## [Work required]
Print exactly the lines from the first one down to the line containing "minimum width=8cm, minimum", both ends included, with no pictures and nothing else.
[Begin Recorded information]
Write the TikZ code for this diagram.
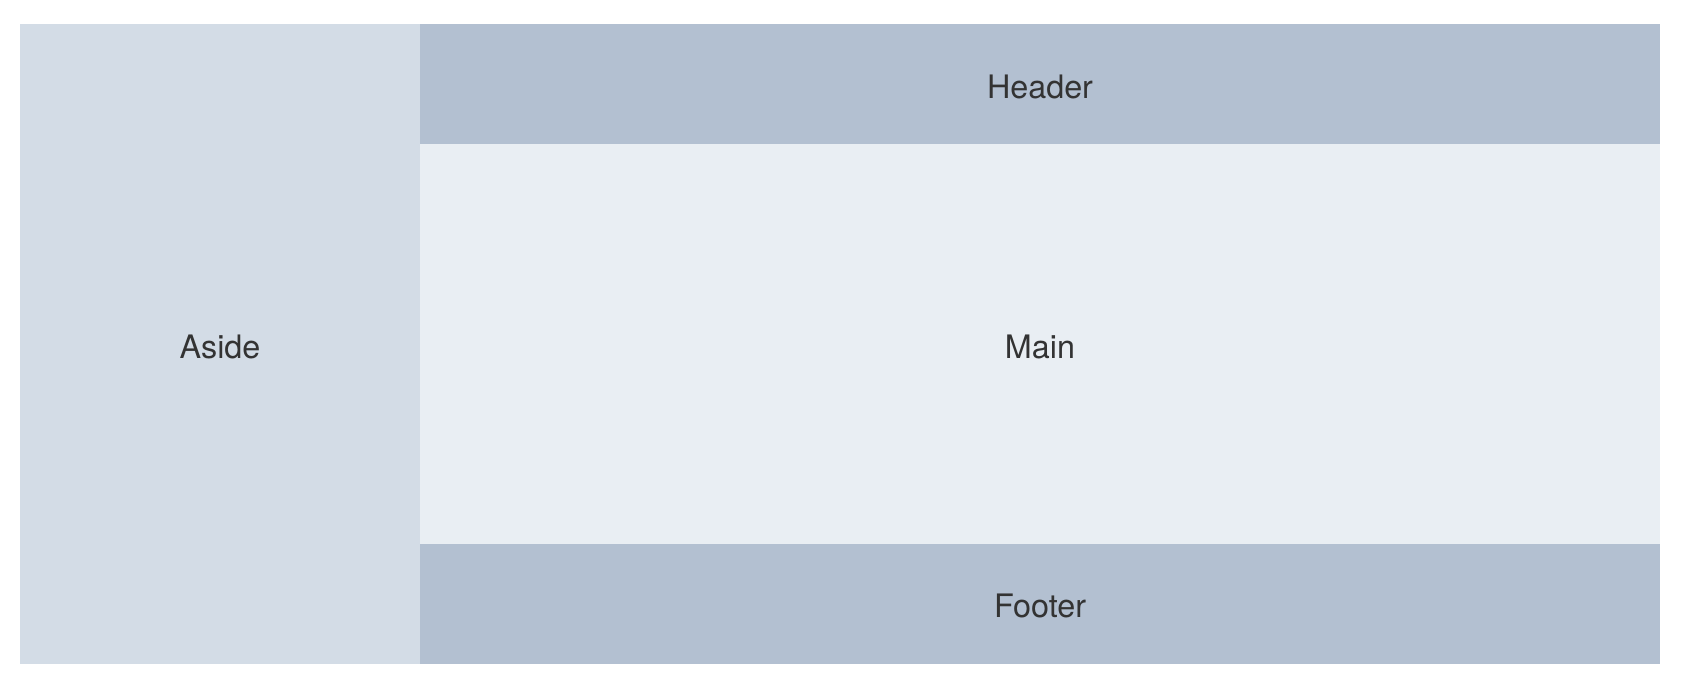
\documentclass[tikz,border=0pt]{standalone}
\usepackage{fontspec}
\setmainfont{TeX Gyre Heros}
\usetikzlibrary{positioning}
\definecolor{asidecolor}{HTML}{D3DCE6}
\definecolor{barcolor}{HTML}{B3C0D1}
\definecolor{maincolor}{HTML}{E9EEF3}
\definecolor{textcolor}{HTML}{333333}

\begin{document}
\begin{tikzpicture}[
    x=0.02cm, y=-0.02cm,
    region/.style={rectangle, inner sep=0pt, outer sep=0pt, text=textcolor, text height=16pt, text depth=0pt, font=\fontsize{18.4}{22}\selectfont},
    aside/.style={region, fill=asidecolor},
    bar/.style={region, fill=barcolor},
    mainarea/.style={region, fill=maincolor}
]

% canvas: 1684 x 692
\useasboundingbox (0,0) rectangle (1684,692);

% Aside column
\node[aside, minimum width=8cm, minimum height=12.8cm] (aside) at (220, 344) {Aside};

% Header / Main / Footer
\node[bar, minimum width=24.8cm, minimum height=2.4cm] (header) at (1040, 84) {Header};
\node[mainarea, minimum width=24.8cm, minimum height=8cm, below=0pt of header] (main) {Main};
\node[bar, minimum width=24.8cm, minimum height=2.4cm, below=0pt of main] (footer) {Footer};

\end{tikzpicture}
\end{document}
[End Recorded information]
## [Answer]
Write the TikZ code for this diagram.
\documentclass[tikz,border=0pt]{standalone}
\usepackage{fontspec}
\setmainfont{TeX Gyre Heros}
\usetikzlibrary{positioning}
\definecolor{asidecolor}{HTML}{D3DCE6}
\definecolor{barcolor}{HTML}{B3C0D1}
\definecolor{maincolor}{HTML}{E9EEF3}
\definecolor{textcolor}{HTML}{333333}

\begin{document}
\begin{tikzpicture}[
    x=0.02cm, y=-0.02cm,
    region/.style={rectangle, inner sep=0pt, outer sep=0pt, text=textcolor, text height=16pt, text depth=0pt, font=\fontsize{18.4}{22}\selectfont},
    aside/.style={region, fill=asidecolor},
    bar/.style={region, fill=barcolor},
    mainarea/.style={region, fill=maincolor}
]

% canvas: 1684 x 692
\useasboundingbox (0,0) rectangle (1684,692);

% Aside column
\node[aside, minimum width=8cm, minimum height=12.8cm] (aside) at (220, 344) {Aside};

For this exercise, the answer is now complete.